There are two different ways to prepare a statement of cash flows: the direct method and the indirect method. I show you how to prepare a statement of cash flows using each method in Chapter 11. For now, here’s what to remember:

       The direct method reports cash receipts and disbursements.

       The indirect method starts with net income from the income statement and adjusts for noncash items reflecting on the income statement such as depreciation, which is allocating the cost of long-lived assets over their useful life. (See Chapter 12 for more info about depreciation.)

      Running the Numbers for Success

      IN THIS CHAPTER

      

Finding out the difference between business entities

      

Learning about small business reporting

      

Managing cash and expenses

      Students approach me every session I teach financial accounting to pick my brains about accounting for a small business. I’ve come to find out that a lot of people have a small gig running on the side to make extra money. Sometimes it’s because they want to completely transition from working for “the man” to self-employment. Other reasons include increasing savings, paying off student debt or planning for a big purchase like a house.

      To address this occurrence, in this chapter, you learn the difference between the two most common types of business entities selected by small business owners: sole proprietorships and S corporations. Hint: It’s because both are easy to set up and operate! I also discuss the difference in recording revenue and expenses between the two. To round it all out, I offer a brief introduction to the tax applications of both, which is expanded on in Chapter 18.

      There’s more! This chapter provides an overview of how to prepare and analyze financial statement data. You discover the difference between costs and expenses and why the distinction is important. The chapter also provides a walk-through on managing cash and preparing a bank reconciliation, a topic you’ll definitely be tested on in your financial accounting course!

      Your financial accounting course goes into great detail about classification, interpretation and decision-making. Classification deals with how to properly enter an accounting transaction. Interpretation addresses the assumptions that can be made by viewing that accounting transaction. Decision-making flows from the classification and interpretation.

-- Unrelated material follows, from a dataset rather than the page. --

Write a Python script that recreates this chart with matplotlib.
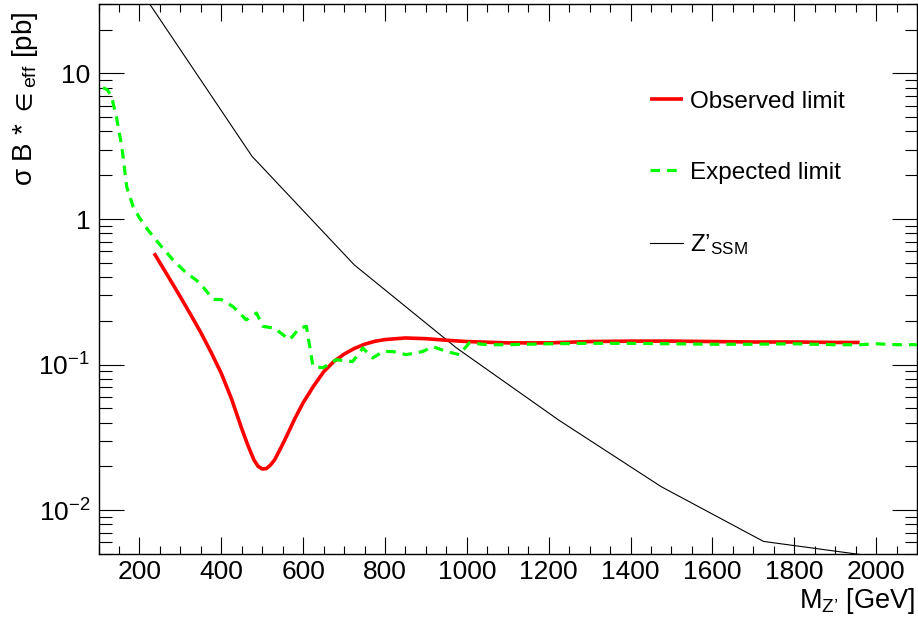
import matplotlib
matplotlib.use("Agg")
import matplotlib.pyplot as plt
import matplotlib.ticker as mticker

# ── Styling (ROOT-like look) ───────────────────────────────────────────────────
plt.rcParams.update({
    "font.family": ["Liberation Sans", "DejaVu Sans"],
    "mathtext.fontset": "custom",
    "mathtext.rm": "Liberation Sans",
    "mathtext.it": "Liberation Sans:italic",
    "mathtext.bf": "Liberation Sans:bold",
    "mathtext.fallback": "stixsans",
    "axes.linewidth": 1.0,
})

RED = "#ff0000"
GREEN = "#00ff00"
BLACK = "#000000"

# ── Data ───────────────────────────────────────────────────────────────────────
obs_mass = [236, 250, 275, 300, 325, 350, 375, 400, 425, 450, 465, 480, 490,
            500, 510, 520, 530, 545, 560, 580, 600, 625, 650, 675, 700, 725,
            750, 775, 800, 850, 900, 950, 1000, 1100, 1200, 1300, 1400, 1500,
            1600, 1700, 1800, 1900, 1960]
obs_limit = [0.582, 0.501, 0.383, 0.292, 0.221, 0.166, 0.1216, 0.0871, 0.0582,
             0.0363, 0.0279, 0.0221, 0.0200, 0.0192, 0.0193, 0.0204, 0.0221,
             0.0266, 0.0324, 0.0427, 0.0547, 0.0708, 0.0891, 0.105, 0.118,
             0.129, 0.138, 0.1445, 0.1486, 0.1524, 0.1507, 0.147, 0.144, 0.141,
             0.141, 0.144, 0.145, 0.145, 0.144, 0.143, 0.143, 0.142, 0.142]

exp_mass = [111, 122, 132, 144, 157, 169, 185, 200, 221, 234, 254, 282, 311,
            348, 380, 400, 429, 461, 486, 502, 530, 567, 591, 608, 624, 648,
            681, 721, 746, 770, 795, 819, 852, 892, 917, 950, 982, 1006, 1050,
            1100, 1200, 1300, 1400, 1500, 1600, 1700, 1800, 1900, 1960, 2000,
            2050, 2100]
exp_limit = [8.0, 7.7, 6.9, 5.0, 3.13, 1.66, 1.21, 1.02, 0.84, 0.757, 0.646,
             0.524, 0.436, 0.363, 0.28, 0.28, 0.25, 0.203, 0.226, 0.183, 0.178,
             0.148, 0.178, 0.183, 0.0975, 0.095, 0.108, 0.105, 0.130, 0.111,
             0.123, 0.123, 0.117, 0.123, 0.133, 0.123, 0.117, 0.141, 0.137,
             0.137, 0.139, 0.140, 0.140, 0.139, 0.138, 0.138, 0.139, 0.137,
             0.137, 0.139, 0.137, 0.137]

ssm_mass = [225, 475, 725, 975, 1225, 1475, 1725, 1975]
ssm_xsec = [30.0, 2.70, 0.484, 0.130, 0.0415, 0.0145, 0.0061, 0.0049]

YTICK_TEXT = {10: "10", 1: "1", 0.1: "$10^{-1}$", 0.01: "$10^{-2}$"}

# ── Figure ─────────────────────────────────────────────────────────────────────
fig = plt.figure(figsize=(9.18, 6.21), dpi=100)
ax = fig.add_axes([98.5 / 918, 67 / 621, 818.5 / 918, 550 / 621])

ax.plot(obs_mass, obs_limit, color=RED, lw=2.6, solid_capstyle="butt",
        solid_joinstyle="round", label="Observed limit", zorder=3)
ax.plot(exp_mass, exp_limit, color=GREEN, lw=2.3, dashes=(3.0, 2.2),
        label="Expected limit", zorder=4)
ax.plot(ssm_mass, ssm_xsec, color=BLACK, lw=0.8,
        label="Z’$_{\\mathregular{SSM}}$", zorder=2)

ax.set_yscale("log")
ax.set_xlim(100, 2100)
ax.set_ylim(0.005, 30)

ax.xaxis.set_major_locator(mticker.MultipleLocator(200))
ax.xaxis.set_minor_locator(mticker.MultipleLocator(50))
ax.xaxis.set_major_formatter(mticker.FuncFormatter(
    lambda x, _: f"{int(x)}" if 200 <= x <= 2000 else ""))

ax.yaxis.set_major_locator(mticker.FixedLocator(list(YTICK_TEXT.keys())))
ax.yaxis.set_minor_locator(mticker.LogLocator(base=10, subs=range(2, 10), numticks=20))
ax.yaxis.set_major_formatter(mticker.FuncFormatter(
    lambda y, _: YTICK_TEXT.get(round(y, 4), "")))
ax.yaxis.set_minor_formatter(mticker.NullFormatter())

ax.tick_params(which="both", direction="in", top=True, right=True, width=0.8,
               labelsize=19)
ax.tick_params(axis="x", which="major", length=12, pad=4)
ax.tick_params(axis="x", which="minor", length=6)
ax.tick_params(axis="y", which="major", length=18, pad=6)
ax.tick_params(axis="y", which="minor", length=9)

ax.set_xlabel("M$_{\\mathregular{Z’}}$ [GeV]", fontsize=19.5, loc="right")
ax.set_ylabel("σ B * $\\in_{\\mathregular{eff}}$ [pb]", fontsize=20, loc="top")
ax.xaxis.set_label_coords(0.9976, -0.058)
ax.yaxis.set_label_coords(-0.072, 0.986)

ax.legend(loc="upper left", bbox_to_anchor=(0.674, 0.842), frameon=False,
          fontsize=17.5, handlelength=1.35, handletextpad=0.3, labelspacing=2.0,
          borderpad=0, borderaxespad=0)

fig.savefig("out.png", dpi=100)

      This chapter discusses how this information is relevant to the internal user of the financial statements, particularly management and owners. It supports the decision to change vendors, add product lines, increase advertising and a myriad number of other forward and backwards actions. The object is usually to increase or maintain steady profits.

      

If you are hungry for more information about internal users, check out Chapter 6. The flip side of this coin are the external users of the financial statements, a topic covered in Chapter 2. In a nutshell, external users are those not privy to the day-to-day operations of the business.

      In this chapter, I discuss the sole proprietorship and S Corporation, which are the two most popular small business entities. As an owner of the business, how you choose to operate your business directly affects how you classify transactions.